++++ DATA SHOWN ++++

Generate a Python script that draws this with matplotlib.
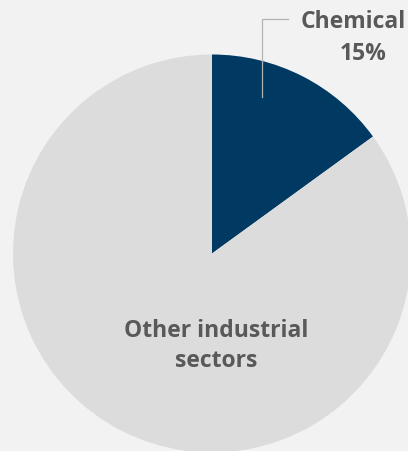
import matplotlib.pyplot as plt

labels = ["Chemical", "Other industrial\nsectors"]
shares = [15, 85]
colors = ["#003a63", "#dcdcdd"]

W, H = 408, 452
BG = "#f2f2f2"
TXT = "#595959"

fig = plt.figure(figsize=(W / 100, H / 100), dpi=100, facecolor=BG)
ax = fig.add_axes([0, 0, 1, 1])
ax.set_facecolor(BG)

ax.pie(shares, colors=colors, startangle=90, counterclock=False,
       center=(212, H - 254.5), radius=199,
       wedgeprops=dict(linewidth=0))

ax.set_xlim(0, W)
ax.set_ylim(0, H)
ax.set_aspect("equal")
ax.axis("off")

font = dict(family="Open Sans", weight="bold", color=TXT, fontsize=16.5)

# leader line for the small slice
ax.plot([262, 262, 288], [H - 98, H - 20, H - 20], color="#b3b3b3", lw=0.9)

ax.text(353, H - 28, labels[0], ha="center", va="baseline", **font)
ax.text(363, H - 60, "%d%%" % shares[0], ha="center", va="baseline", **font)

ax.text(216, H - 337, "Other industrial", ha="center", va="baseline", **font)
ax.text(216, H - 367, "sectors", ha="center", va="baseline", **font)

fig.savefig("out.png", dpi=100, facecolor=BG)
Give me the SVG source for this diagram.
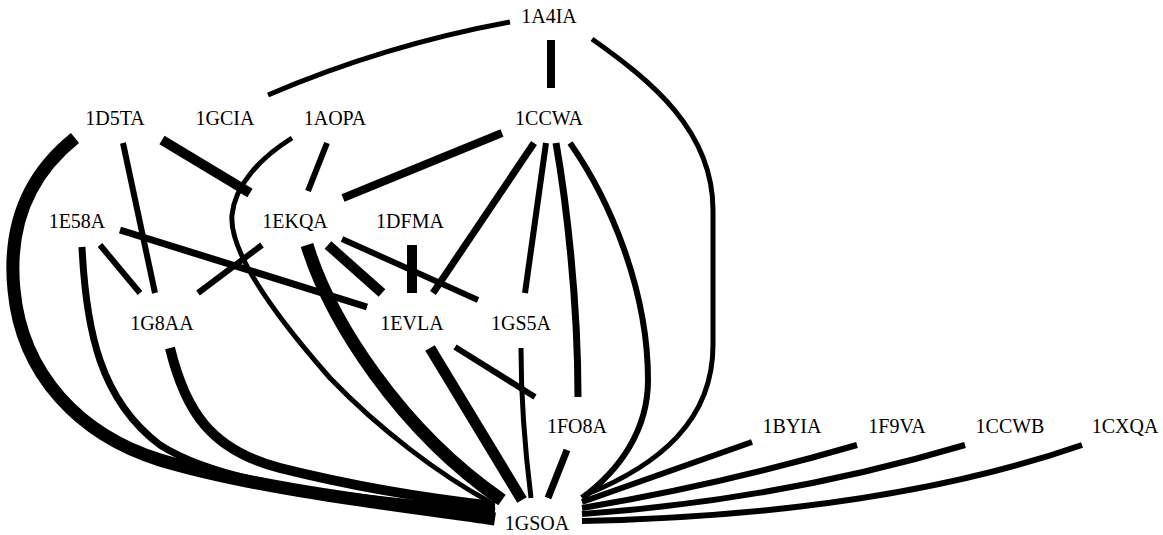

++++

#### AIM OF THE TASK:
Retype the entries word for word. Omit any images.

#### OUTPUT BELOW:
Generate a Python script that draws this with matplotlib.
import matplotlib.pyplot as plt

labels = ["Chemical", "Other industrial\nsectors"]
shares = [15, 85]
colors = ["#003a63", "#dcdcdd"]

W, H = 408, 452
BG = "#f2f2f2"
TXT = "#595959"

fig = plt.figure(figsize=(W / 100, H / 100), dpi=100, facecolor=BG)
ax = fig.add_axes([0, 0, 1, 1])
ax.set_facecolor(BG)

ax.pie(shares, colors=colors, startangle=90, counterclock=False,
       center=(212, H - 254.5), radius=199,
       wedgeprops=dict(linewidth=0))

ax.set_xlim(0, W)
ax.set_ylim(0, H)
ax.set_aspect("equal")
ax.axis("off")

font = dict(family="Open Sans", weight="bold", color=TXT, fontsize=16.5)

# leader line for the small slice
ax.plot([262, 262, 288], [H - 98, H - 20, H - 20], color="#b3b3b3", lw=0.9)

ax.text(353, H - 28, labels[0], ha="center", va="baseline", **font)
ax.text(363, H - 60, "%d%%" % shares[0], ha="center", va="baseline", **font)

ax.text(216, H - 337, "Other industrial", ha="center", va="baseline", **font)
ax.text(216, H - 367, "sectors", ha="center", va="baseline", **font)

fig.savefig("out.png", dpi=100, facecolor=BG)
Give me the SVG source for this diagram.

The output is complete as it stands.